Cette notion a été prévue par la loi dite Verdeille, qui avait pour objectif une meilleure organisation de la chasse par la création d'un territoire de chasse suffisamment important.

Cette loi différencie le droit de chasse et le droit de propriété. Cette différenciation résulte de la volonté que la chasse reste une activité accessible à tous.

Cette loi a créé la création d'associations communales et intercommunales de chasse agréées (ACCA et AICCA). Il ne peut y avoir au plus qu'une association par commune. Leur constitution est obligatoire dans 28 départements et facultative dans les autres. Dans ce dernier cas, il faut l'accord de 60% des propriétaires regroupant 60% du terrain communal pour que soit créée une ACCA.
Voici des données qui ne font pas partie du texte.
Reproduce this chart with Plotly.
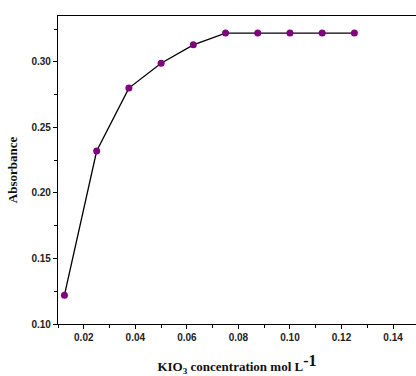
import plotly.graph_objects as go

conc = [0.0125, 0.025, 0.0375, 0.05, 0.0625, 0.075, 0.0875, 0.1, 0.1125, 0.125]
absorbance = [0.122, 0.232, 0.280, 0.299, 0.313, 0.322, 0.322, 0.322, 0.322, 0.322]

fig = go.Figure()
fig.add_trace(go.Scatter(
    x=conc, y=absorbance, mode="lines+markers",
    line=dict(color="black", width=1.3),
    marker=dict(color="#800080", size=7, line=dict(width=0)),
    showlegend=False,
))

tickfont = dict(family="Liberation Sans, Arial", size=10, color="#222", weight="bold")
titlefont = dict(family="Liberation Serif, Times New Roman", size=13, color="#111", weight="bold")

fig.update_layout(
    width=416, height=376,
    margin=dict(l=58, r=0, t=16, b=52),
    plot_bgcolor="white", paper_bgcolor="white",
    xaxis=dict(
        range=[0.01, 0.1489], tickvals=[0.02, 0.04, 0.06, 0.08, 0.10, 0.12, 0.14],
        ticktext=["0.02", "0.04", "0.06", "0.08", "0.10", "0.12", "0.14"],
        ticks="outside", ticklen=4, tickwidth=1, tickcolor="black",
        minor=dict(tickvals=[0.01, 0.03, 0.05, 0.07, 0.09, 0.11, 0.13], ticks="outside", ticklen=3, tickcolor="black"),
        showline=True, linecolor="black", linewidth=1.2, mirror=True,
        showgrid=False, zeroline=False, tickfont=tickfont,
        title=dict(text="KIO<sub>3</sub> concentration mol L<sup><span style='font-size:16px'>-1</span></sup>",
                   font=titlefont, standoff=20),
    ),
    yaxis=dict(
        range=[0.10, 0.335], tickvals=[0.10, 0.15, 0.20, 0.25, 0.30],
        ticktext=["0.10", "0.15", "0.20", "0.25", "0.30"],
        ticks="outside", ticklen=4, tickwidth=1, tickcolor="black",
        minor=dict(tickvals=[0.125, 0.175, 0.225, 0.275, 0.325], ticks="outside", ticklen=3, tickcolor="black"),
        showline=True, linecolor="black", linewidth=1.2, mirror=False,
        showgrid=False, zeroline=False, tickfont=tickfont,
        title=dict(text="Absorbance", font=titlefont, standoff=10),
    ),
)

fig.write_html("out.html")
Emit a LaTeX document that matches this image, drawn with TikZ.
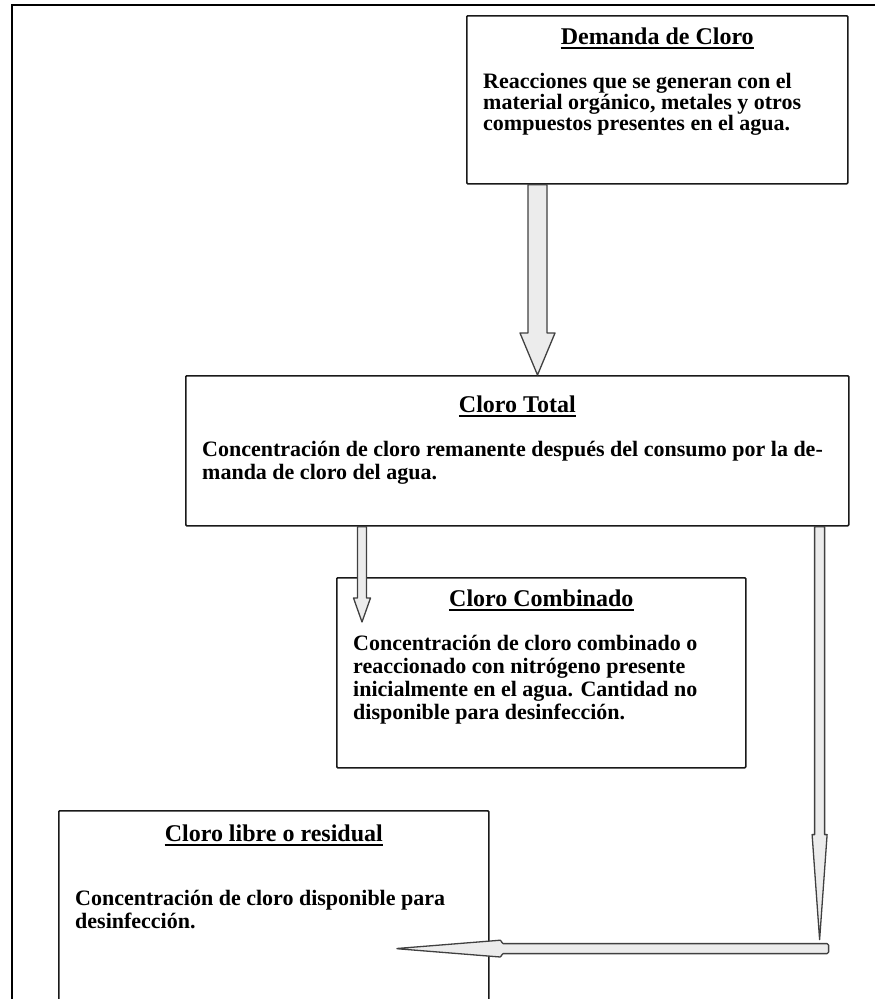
\documentclass[tikz,border=0pt]{standalone}
\usepackage{fontspec}
\setmainfont{Liberation Serif}
\usetikzlibrary{positioning}
\usetikzlibrary{calc}

\tikzset{
  caja/.style={draw=black!90, line width=1.6pt, rounded corners=1pt, anchor=north west, inner sep=0pt},
  titulo/.style={font=\fontsize{24}{24}\selectfont\bfseries, inner sep=0pt, anchor=base},
  texto/.style={font=\fontsize{22}{22.5}\selectfont\bfseries, inner sep=0pt, anchor=base west, align=left},
  subrayado/.style={line width=2.2pt},
  flecha/.style={draw=black!75, line width=1.3pt, fill=gray!15, line join=round},
  marco/.style={line width=1.6pt}
}

% flecha vertical: inicio, punta, medio tallo, media punta, largo punta
\newcommand{\flechav}[5]{\draw[flecha] ($(#1)+(-#3,0)$) -- ($(#2)+(-#3,-#5)$) -- ($(#2)+(-#4,-#5)$) -- (#2) -- ($(#2)+(#4,-#5)$) -- ($(#2)+(#3,-#5)$) -- ($(#1)+(#3,0)$) -- cycle;}
% flecha horizontal hacia la izquierda
\newcommand{\flechah}[5]{\draw[flecha, rounded corners=1.5pt] ($(#1)+(0,-#3)$) -- ($(#2)+(#5,-#3)$) -- ($(#2)+(#5,-#4)$) -- (#2) -- ($(#2)+(#5,#4)$) -- ($(#2)+(#5,#3)$) -- ($(#1)+(0,#3)$) -- cycle;}

\begin{document}
\begin{tikzpicture}[x=1pt,y=-1pt]
\useasboundingbox (0,0) rectangle (875,999);
\draw[marco] (12,999) -- (12,5) -- (875,5);

% cajas
\node (demanda) at (466,15) [caja, minimum width=381pt, minimum height=168pt]{};
\node (total) at (185,375) [caja, minimum width=663pt, minimum height=150pt]{};
\node (combinado) at (336,577) [caja, minimum width=409pt, minimum height=190pt]{};
\node (libre) at (58,810) [caja, minimum width=430pt, minimum height=220pt]{};

% titulos
\node (demandaT) at ([yshift=-29pt]demanda.north) [titulo]{Demanda de Cloro};
\node (totalT) at ([yshift=-37pt]total.north) [titulo]{Cloro Total};
\node (combinadoT) at ([yshift=-29pt]combinado.north) [titulo]{Cloro Combinado};
\node (libreT) at ([yshift=-31pt]libre.north) [titulo]{Cloro libre o residual};
\foreach \t in {demandaT,totalT,combinadoT,libreT}
  \draw[subrayado] ([yshift=-4pt]\t.base west) -- ([yshift=-4pt]\t.base east);

% textos (base = ultima linea)
\node (demandaX) at ([xshift=17pt,yshift=-115pt]demanda.north west) [texto, font=\fontsize{22}{21}\selectfont\bfseries]{Reacciones que se generan con el\\material orgánico, metales y otros\\compuestos presentes en el agua.};
\node (totalX) at ([xshift=17pt,yshift=-104pt]total.north west) [texto]{Concentración de cloro remanente después del consumo por la de-\\manda de cloro del agua.};
\node (combinadoX) at ([xshift=17pt,yshift=-142pt]combinado.north west) [texto, font=\fontsize{22}{23}\selectfont\bfseries]{Concentración de cloro combinado o\\reaccionado con nitrógeno presente\\inicialmente en el agua. Cantidad no\\disponible para desinfección.};
\node (libreX) at ([xshift=17pt,yshift=-118pt]libre.north west) [texto, font=\fontsize{22}{23}\selectfont\bfseries]{Concentración de cloro disponible para\\desinfección.};

% flechas
\coordinate (f1a) at ([xshift=71.5pt]demanda.south west);
\coordinate (f1b) at (f1a |- total.north);
\flechav{f1a}{f1b}{9.5}{17.5}{42}

\coordinate (f2a) at ([xshift=177pt]total.south west);
\path (f2a |- combinado.north) ++(0,45) coordinate (f2b);
\flechav{f2a}{f2b}{4.5}{8.5}{24}

\coordinate (f3a) at ([xshift=-30pt]total.south east);
\path (f3a) ++(0,413) coordinate (f3b);
\flechav{f3a}{f3b}{5}{7.5}{105}

\path (f3b) ++(9,9) coordinate (h1);
\path (h1 -| libre.east) ++(-94,0) coordinate (h2);
\flechah{h1}{h2}{5}{8.5}{106}

\end{tikzpicture}
\end{document}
Ces associations ont pour objet de favoriser le développement du gibier, la destruction des animaux nuisibles, la répression du braconnage et l'éducation cynégétique de leurs membres. Elles sont régies par la loi du 1er juillet 1901 sur les associations et l'agrément est donné par le préfet de département.

Seuls pouvaient s'opposer à l'intégration de leur territoire dans le territoire de l'association les propriétaires de plus de 20 hectares, cas de la grande majorité (ceux qui n'en faisaient pas la demande ou dont le terrain avait une superficie inférieure se voyaient donc dans l'obligation de laisser les chasseurs pénétrer sur leur terrain afin de chasser et devaient obligatoirement adhérer à l'association). Cette disposition a été supprimée par la loi du 26 juillet 2000.

De nombreuses requêtes ont été déposées contre ces dispositions devant la Cour européenne des droits de l'homme. La Cour a condamné la France en estimant que cette loi portait atteinte à la liberté d'association (qui prévoit également le droit pour toute personne de ne pas s'associer), au principe de non-discrimination et au droit de propriété.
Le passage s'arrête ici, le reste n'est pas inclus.